To its east, the mainstream opposition faces a second deadly foe: IS, formerly ISIL, the Islamic State of Iraq and the Levant, riding high after victories in western Iraq and eastern Syria. In January 2014, Aleppo was ground-zero for IS’s most humiliating setback, when rebels drove it from the city and its western and northern hinterlands, forcing it further east. But today, with much of the rebel force tied down on one front against the regime, IS is making headway north of the city, toward the heartland of northern Syria’s most prominent mainstream rebel factions.

A combination of regime and IS victories in and around Aleppo would be devastating not only to local rebels, but to the Syrian opposition as a whole. The loss of territory and morale would reverberate throughout the country, pushing many to give up the fight or join a more powerful militant force: IS.

The regime and IS are not bedfellows, though mutual restraint in the first five months of 2014 gave some that impression. Rather, and despite recent clashes, they share some short- and medium-term interests: chiefly the defeat of mainstream rebel groups backed by the opposition’s state sponsors, in particular those credible with local populations. For the regime, their defeat would eliminate what remains of the only existential threat it has feared: the prospect of robust Western military support to armed opponents. For IS, it would remove most of its meaningful competition, so it could eventually establish a monopoly on armed resistance to an unpopular Iranian-backed dictator, much as in Iraq.

At stake in Aleppo is not regime victory but opposition defeat. The war would continue should that occur, pitting regime and allied forces that lack the capacity to reconquer chunks of northern and eastern Syria or to subdue them through compromise against an emboldened IS that would gain strength by attracting rebel remnants. Between such antagonists, there would be no prospect of a political resolution and little hope of restoring the integrity of Syrian and Iraqi borders.

The situation is grim, but all is not yet lost. The bulk of the armed opposition is dominated by groups that, unlike IS, have demonstrated responsiveness to local populations and state sponsors. Their shortcomings are manifold and performance uneven, but the most successful of them have begun to show political pragmatism needed not only for continued viability but also to resolve the war.

It is past time for state supporters on both sides to acknowledge that the status quo leads to disaster. For Iran and Russia, this means recognising that – lip service to a negotiated solution and counter-terrorism notwithstanding – the regime strategy they facilitate renders resolution impossible and strengthens the jihadis it claims to combat. For the mainstream opposition’s principal backers – the U.S., Saudi Arabia, Qatar and Turkey – it means acknowledging that their tough words, meagre support and strategic incoherence have helped produce the current desperation. Recent modest increases in support for armed groups will not prevent their defeat, though they may shift the political and ideological balance among them. Syria is sliding toward unending war between an autocratic, sectarian regime and an even more autocratic, more sectarian jihadi group that, on present trends, will potentially destabilise the Middle East well beyond Syria and Iraq.

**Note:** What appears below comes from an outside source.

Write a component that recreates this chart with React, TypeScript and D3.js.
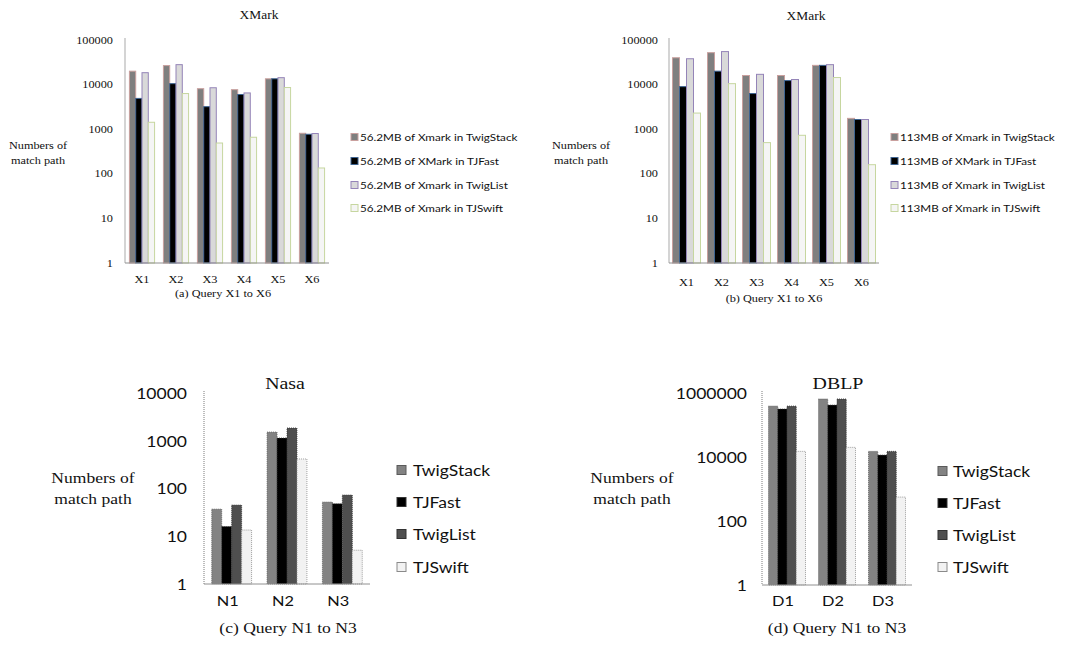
import React from 'react';
import * as d3 from 'd3';

// ---------- data ----------
const algorithms = ['TwigStack', 'TJFast', 'TwigList', 'TJSwift'];
const xmarkCategories = ['X1', 'X2', 'X3', 'X4', 'X5', 'X6'];
const nasaCategories = ['N1', 'N2', 'N3'];
const dblpCategories = ['D1', 'D2', 'D3'];

const xmark56TwigStack = [20000, 26700, 8100, 7700, 13500, 810];
const xmark56TJFast = [4900, 10500, 3200, 6000, 13500, 770];
const xmark56TwigList = [18500, 28000, 8500, 6500, 14300, 800];
const xmark56TJSwift = [1430, 6300, 490, 660, 8600, 135];

const xmark113TwigStack = [40000, 52000, 16000, 16000, 27000, 1750];
const xmark113TJFast = [9000, 20000, 6300, 12300, 27000, 1650];
const xmark113TwigList = [38000, 55000, 17000, 13000, 28000, 1650];
const xmark113TJSwift = [2300, 10500, 500, 730, 14400, 160];

const nasaTwigStack = [37, 1520, 52];
const nasaTJFast = [16, 1140, 48];
const nasaTwigList = [45, 1850, 73];
const nasaTJSwift = [13.5, 415, 5.1];

const dblpTwigStack = [390000, 650000, 15000];
const dblpTJFast = [316000, 420000, 11500];
const dblpTwigList = [390000, 650000, 15000];
const dblpTJSwift = [15000, 20000, 560];

const xmarkTicks = [1, 10, 100, 1000, 10000, 100000];
const nasaTicks = [1, 10, 100, 1000, 10000];
const dblpTicks = [1, 100, 10000, 1000000];

const xmark56Legend = [
  '56.2MB of Xmark in TwigStack',
  '56.2MB of XMark in TJFast',
  '56.2MB of Xmark in TwigList',
  '56.2MB of Xmark in TJSwift',
];
const xmark113Legend = [
  '113MB of Xmark in TwigStack',
  '113MB of XMark in TJFast',
  '113MB of Xmark in TwigList',
  '113MB of Xmark in TJSwift',
];

// ---------- styles ----------
const SERIF = '"Liberation Serif", "DejaVu Serif", serif';
const SANS = 'Lato, "Open Sans", sans-serif';
const SX = 1.17;

const topFills = ['#7f7f7f', '#000000', '#d9d9d9', '#f5f5f5'];
const topStrokes = ['#c9a09e', '#3d6390', '#9484b8', '#c6d69f'];
const botFills = ['#838383', '#000000', '#4f4f4f', '#f2f2f2'];
const botStrokes = ['#5a5a5a', '#333333', '#333333', '#8a8a8a'];

function Label({ x, y, anchor = 'middle', size, family, children }: any) {
  return (
    <text
      transform={`translate(${x},${y}) scale(${SX},1)`}
      textAnchor={anchor}
      fontSize={size}
      fontFamily={family}
      fill="#111"
      dominantBaseline="central"
    >
      {children}
    </text>
  );
}

function BarChart({ cfg, categories, series, ticks, legend, fills, strokes }: any) {
  const x = d3
    .scaleBand<string>()
    .domain(categories)
    .range([cfg.left, cfg.right])
    .paddingInner(cfg.pad)
    .paddingOuter(cfg.pad / 2);
  const xs = d3.scaleBand<string>().domain(algorithms).range([0, x.bandwidth()]);
  const y = d3
    .scaleLog()
    .domain([ticks[0], ticks[ticks.length - 1]])
    .range([cfg.bottom, cfg.top]);

  return (
    <g>
      <Label x={cfg.titleX} y={cfg.titleY} size={cfg.titleSize} family={SERIF}>
        {cfg.title}
      </Label>
      {cfg.yLabel.map((t: string, i: number) => (
        <Label key={t} x={cfg.yLabelX} y={cfg.yLabelY[i]} size={cfg.yLabelSize} family={SERIF}>
          {t}
        </Label>
      ))}
      {ticks.map((t: number) => (
        <Label key={t} x={cfg.tickX} y={y(t)} anchor="end" size={cfg.tickSize} family={cfg.tickFamily}>
          {String(t)}
        </Label>
      ))}
      {series.map((vals: number[], si: number) =>
        vals.map((v, ci) => {
          const cat = categories[ci];
          const yv = y(v);
          return (
            <rect
              key={`${si}-${ci}`}
              x={(x(cat) as number) + (xs(algorithms[si]) as number)}
              y={yv}
              width={xs.bandwidth()}
              height={cfg.bottom - yv}
              fill={fills[si]}
              stroke={strokes[si]}
              strokeWidth={cfg.barStroke}
              strokeDasharray={cfg.barDash}
            />
          );
        })
      )}
      <line
        x1={cfg.left}
        x2={cfg.left}
        y1={cfg.top - 2}
        y2={cfg.bottom}
        stroke={cfg.yAxisColor}
        strokeWidth={cfg.yAxisWidth}
        strokeDasharray={cfg.yAxisDash}
      />
      <line x1={cfg.left} x2={cfg.right} y1={cfg.bottom} y2={cfg.bottom} stroke="#909090" strokeWidth={1} />
      {categories.map((c: string) => (
        <Label
          key={c}
          x={(x(c) as number) + x.bandwidth() / 2 + cfg.catDx}
          y={cfg.catY}
          size={cfg.catSize}
          family={cfg.catFamily}
        >
          {c}
        </Label>
      ))}
      <Label x={cfg.capX} y={cfg.capY} size={cfg.capSize} family={SERIF}>
        {cfg.caption}
      </Label>
      {legend.map((t: string, i: number) => (
        <g key={t}>
          <rect
            x={cfg.legX}
            y={cfg.legY[i] - cfg.legSq / 2}
            width={cfg.legSq}
            height={cfg.legSq}
            fill={fills[i]}
            stroke={strokes[i]}
            strokeWidth={1}
          />
          <Label x={cfg.legTextX} y={cfg.legY[i]} anchor="start" size={cfg.legSize} family={SANS}>
            {t}
          </Label>
        </g>
      ))}
    </g>
  );
}

const topBase = {
  top: 40,
  bottom: 263,
  titleSize: 11.5,
  yLabel: ['Numbers of', 'match path'],
  yLabelY: [145, 160],
  yLabelSize: 10.5,
  tickSize: 10.5,
  tickFamily: SERIF,
  barStroke: 1,
  barDash: undefined,
  yAxisColor: '#d4d4d4',
  yAxisWidth: 2,
  yAxisDash: undefined,
  catSize: 10.5,
  catFamily: SERIF,
  catDx: 0,
  capSize: 10.5,
  legSq: 7,
  legY: [137, 161, 185, 208],
  legSize: 10,
};

const cfgA = {
  ...topBase,
  left: 125,
  right: 329,
  pad: 0.26,
  title: 'XMark',
  titleX: 259,
  titleY: 15,
  yLabelX: 38,
  tickX: 113,
  catY: 279,
  caption: '(a) Query X1 to X6',
  capX: 223,
  capY: 293,
  legX: 351,
  legTextX: 360,
};

const cfgB = {
  ...topBase,
  left: 669,
  right: 879,
  pad: 0.2,
  title: 'XMark',
  titleX: 806,
  titleY: 16,
  yLabelX: 581,
  tickX: 658,
  catY: 282,
  caption: '(b) Query X1 to X6',
  capX: 774,
  capY: 298,
  legX: 891,
  legTextX: 900,
};

const botBase = {
  titleSize: 17,
  yLabel: ['Numbers of', 'match path'],
  yLabelY: [478, 499],
  yLabelSize: 15,
  tickSize: 15,
  tickFamily: SANS,
  barStroke: 0.8,
  barDash: '1,1',
  yAxisColor: '#a8a8a8',
  yAxisWidth: 1.5,
  yAxisDash: '1,1',
  catSize: 14,
  catFamily: SANS,
  catDx: -4,
  capSize: 15,
  legSq: 9,
  legSize: 15,
  titleY: 383,
  catY: 600,
  capY: 628,
};

const cfgC = {
  ...botBase,
  left: 204,
  right: 370,
  top: 393,
  bottom: 584,
  pad: 0.28,
  title: 'Nasa',
  titleX: 285,
  yLabelX: 93,
  tickX: 187,
  caption: '(c) Query N1 to N3',
  capX: 288,
  legX: 397,
  legTextX: 413,
  legY: [470, 502, 534, 567],
};

const cfgD = {
  ...botBase,
  left: 762,
  right: 912,
  top: 393,
  bottom: 585,
  pad: 0.26,
  title: 'DBLP',
  titleX: 838,
  yLabelX: 632,
  tickX: 747,
  caption: '(d) Query N1 to N3',
  capX: 837,
  legX: 938,
  legTextX: 953,
  legY: [471, 503, 535, 567],
};

export default function App() {
  return (
    <svg
      width={1073}
      height={646}
      style={{ position: 'absolute', left: 0, top: 0, background: '#fff' }}
    >
      <rect width={1073} height={646} fill="#fff" />
      <BarChart
        cfg={cfgA}
        categories={xmarkCategories}
        series={[xmark56TwigStack, xmark56TJFast, xmark56TwigList, xmark56TJSwift]}
        ticks={xmarkTicks}
        legend={xmark56Legend}
        fills={topFills}
        strokes={topStrokes}
      />
      <BarChart
        cfg={cfgB}
        categories={xmarkCategories}
        series={[xmark113TwigStack, xmark113TJFast, xmark113TwigList, xmark113TJSwift]}
        ticks={xmarkTicks}
        legend={xmark113Legend}
        fills={topFills}
        strokes={topStrokes}
      />
      <BarChart
        cfg={cfgC}
        categories={nasaCategories}
        series={[nasaTwigStack, nasaTJFast, nasaTwigList, nasaTJSwift]}
        ticks={nasaTicks}
        legend={algorithms}
        fills={botFills}
        strokes={botStrokes}
      />
      <BarChart
        cfg={cfgD}
        categories={dblpCategories}
        series={[dblpTwigStack, dblpTJFast, dblpTwigList, dblpTJSwift]}
        ticks={dblpTicks}
        legend={algorithms}
        fills={botFills}
        strokes={botStrokes}
      />
    </svg>
  );
}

The fall of greater Aleppo to regime and IS forces would do much to bring this about. There are two means of avoiding it: 
Best would be through immediate negotiation and implementation of a local ceasefire between the regime and anti-IS rebel forces in Aleppo. This would allow the latter to dedicate their resources to halting and eventually reversing IS gains. It would require a dramatic shift in regime strategy: from prioritising defeat of the mainstream opposition to prioritising the fight against IS, and recognising that IS cannot be defeated without conceding a role to the mainstream opposition. If the regime and its allies are serious about weakening jihadis, they should immediately show willingness to halt their offensives in Aleppo and withdraw to positions from which their forces no longer threaten the main rebel supply line to the city. If such a ceasefire is offered, mainstream rebels in Aleppo should accept it and ensure that their anti-IS jihadi allies do the same. The mainstream opposition’s state backers should pressure them to do so. 

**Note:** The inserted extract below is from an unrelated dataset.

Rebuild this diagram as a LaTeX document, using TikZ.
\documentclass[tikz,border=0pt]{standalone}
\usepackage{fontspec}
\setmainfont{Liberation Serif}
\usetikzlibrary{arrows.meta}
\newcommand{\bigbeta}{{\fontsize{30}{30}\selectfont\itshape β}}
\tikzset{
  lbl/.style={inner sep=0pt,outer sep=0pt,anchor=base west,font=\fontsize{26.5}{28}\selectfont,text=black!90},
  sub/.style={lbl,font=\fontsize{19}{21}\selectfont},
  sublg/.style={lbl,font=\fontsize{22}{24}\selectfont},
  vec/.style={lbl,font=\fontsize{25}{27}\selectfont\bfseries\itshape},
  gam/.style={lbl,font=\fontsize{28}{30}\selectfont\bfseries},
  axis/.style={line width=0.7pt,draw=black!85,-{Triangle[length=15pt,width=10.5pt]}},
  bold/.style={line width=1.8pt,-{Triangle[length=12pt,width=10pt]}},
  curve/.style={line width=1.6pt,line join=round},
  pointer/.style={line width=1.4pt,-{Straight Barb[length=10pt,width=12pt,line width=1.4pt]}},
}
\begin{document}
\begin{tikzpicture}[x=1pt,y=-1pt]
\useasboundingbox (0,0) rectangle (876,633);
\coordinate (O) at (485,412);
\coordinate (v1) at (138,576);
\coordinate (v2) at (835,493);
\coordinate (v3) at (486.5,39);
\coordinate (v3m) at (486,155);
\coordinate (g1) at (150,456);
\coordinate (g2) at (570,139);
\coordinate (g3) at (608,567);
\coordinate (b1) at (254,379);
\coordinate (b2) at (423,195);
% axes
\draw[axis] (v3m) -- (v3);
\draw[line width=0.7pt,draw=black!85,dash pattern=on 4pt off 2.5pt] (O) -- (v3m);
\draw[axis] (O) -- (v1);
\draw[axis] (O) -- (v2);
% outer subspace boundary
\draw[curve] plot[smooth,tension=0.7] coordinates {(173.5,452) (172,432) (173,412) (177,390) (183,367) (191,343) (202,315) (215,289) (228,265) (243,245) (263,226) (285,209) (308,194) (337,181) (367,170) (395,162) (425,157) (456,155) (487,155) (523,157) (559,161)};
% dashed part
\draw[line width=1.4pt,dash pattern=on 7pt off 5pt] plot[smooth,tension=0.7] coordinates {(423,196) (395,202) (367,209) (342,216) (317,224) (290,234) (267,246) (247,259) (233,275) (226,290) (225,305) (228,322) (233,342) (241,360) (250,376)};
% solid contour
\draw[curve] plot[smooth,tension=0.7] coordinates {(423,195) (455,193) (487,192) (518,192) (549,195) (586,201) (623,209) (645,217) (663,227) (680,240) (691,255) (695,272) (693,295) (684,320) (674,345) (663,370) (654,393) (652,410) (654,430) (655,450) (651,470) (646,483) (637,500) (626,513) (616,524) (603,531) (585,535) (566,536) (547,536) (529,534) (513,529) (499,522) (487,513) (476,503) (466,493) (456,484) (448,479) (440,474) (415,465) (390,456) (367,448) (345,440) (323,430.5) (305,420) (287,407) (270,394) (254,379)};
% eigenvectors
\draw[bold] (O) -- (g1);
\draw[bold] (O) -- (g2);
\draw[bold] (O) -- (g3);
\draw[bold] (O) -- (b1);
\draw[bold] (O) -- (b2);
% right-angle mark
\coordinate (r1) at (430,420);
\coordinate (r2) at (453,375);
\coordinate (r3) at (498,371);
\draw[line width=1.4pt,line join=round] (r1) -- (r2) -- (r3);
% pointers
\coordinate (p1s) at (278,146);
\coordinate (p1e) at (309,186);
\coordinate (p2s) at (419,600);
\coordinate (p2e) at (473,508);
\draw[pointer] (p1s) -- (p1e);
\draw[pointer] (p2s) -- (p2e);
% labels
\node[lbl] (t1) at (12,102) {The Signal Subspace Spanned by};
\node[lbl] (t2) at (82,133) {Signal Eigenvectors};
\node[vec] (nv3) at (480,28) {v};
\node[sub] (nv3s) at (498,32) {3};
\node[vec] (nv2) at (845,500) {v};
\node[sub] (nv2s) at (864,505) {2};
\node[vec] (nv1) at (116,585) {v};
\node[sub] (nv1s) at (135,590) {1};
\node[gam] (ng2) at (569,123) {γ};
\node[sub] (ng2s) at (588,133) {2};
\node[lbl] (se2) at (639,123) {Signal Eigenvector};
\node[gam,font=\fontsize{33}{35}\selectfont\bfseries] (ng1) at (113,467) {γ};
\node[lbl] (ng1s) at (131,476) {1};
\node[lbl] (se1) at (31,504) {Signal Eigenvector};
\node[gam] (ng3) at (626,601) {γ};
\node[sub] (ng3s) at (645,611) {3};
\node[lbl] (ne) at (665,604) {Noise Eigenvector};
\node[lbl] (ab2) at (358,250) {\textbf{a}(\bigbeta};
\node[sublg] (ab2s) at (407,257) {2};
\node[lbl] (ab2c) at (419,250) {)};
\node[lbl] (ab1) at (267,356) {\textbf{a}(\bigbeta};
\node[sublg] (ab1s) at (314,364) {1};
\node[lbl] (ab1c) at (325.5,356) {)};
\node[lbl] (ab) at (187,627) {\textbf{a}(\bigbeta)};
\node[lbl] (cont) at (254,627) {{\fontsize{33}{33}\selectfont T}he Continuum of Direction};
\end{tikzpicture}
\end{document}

Such a regime shift appears unlikely. In its absence, the only realistic alternative is for the opposition’s state backers to improve support, qualitatively and quantitatively, to credible non-jihadi rebel groups with roots in Aleppo. That could become more costly to the regime and its allies than a local deal, as some of the support would inevitably be deployed against regime forces. The option would also carry costs for the opposition’s backers. To be effective, it would entail, at minimum, an increase in cash, ammunition and anti-tank weapons delivered to mainstream rebel factions – some of which could end up in jihadi hands; it would also require a higher level of investment by the U.S. and of cooperation among Saudi Arabia, Qatar and Turkey. Even if successful, this effort would not tilt the military balance in favour of the mainstream opposition – but it could prevent its defeat, halt IS gains on a key front and thus preserve the chance for an eventual political resolution. 

Other prominent options at the centre of the Western policy debate would likely be counterproductive. Calls for partnership with the Assad regime against jihadis are ill-conceived. Until regime forces fundamentally revise their posture and abandon the habit of exploiting jihadi gains for their own benefit, they have little to offer in the fight against IS. Their current dependence on indiscriminate tactics and Iran-backed militias is fuel for jihadi flames. Proposals to expand U.S. airstrikes against IS into Syria are incomplete tactical prescriptions in search of a strategy. IS gains can only be halted and eventually reversed through the empowerment of credible Sunni alternatives, both locally and within the context of national governance. In the absence of a broader strategy to accomplish that, airstrikes against IS would accomplish little; indeed, the propaganda benefits that would accrue to the group could be more important than the tactical setbacks it would suffer.

There are, of course, risks in the two more promising policies outlined above. But the failure of any and all parties to take some risk will lead only to disaster.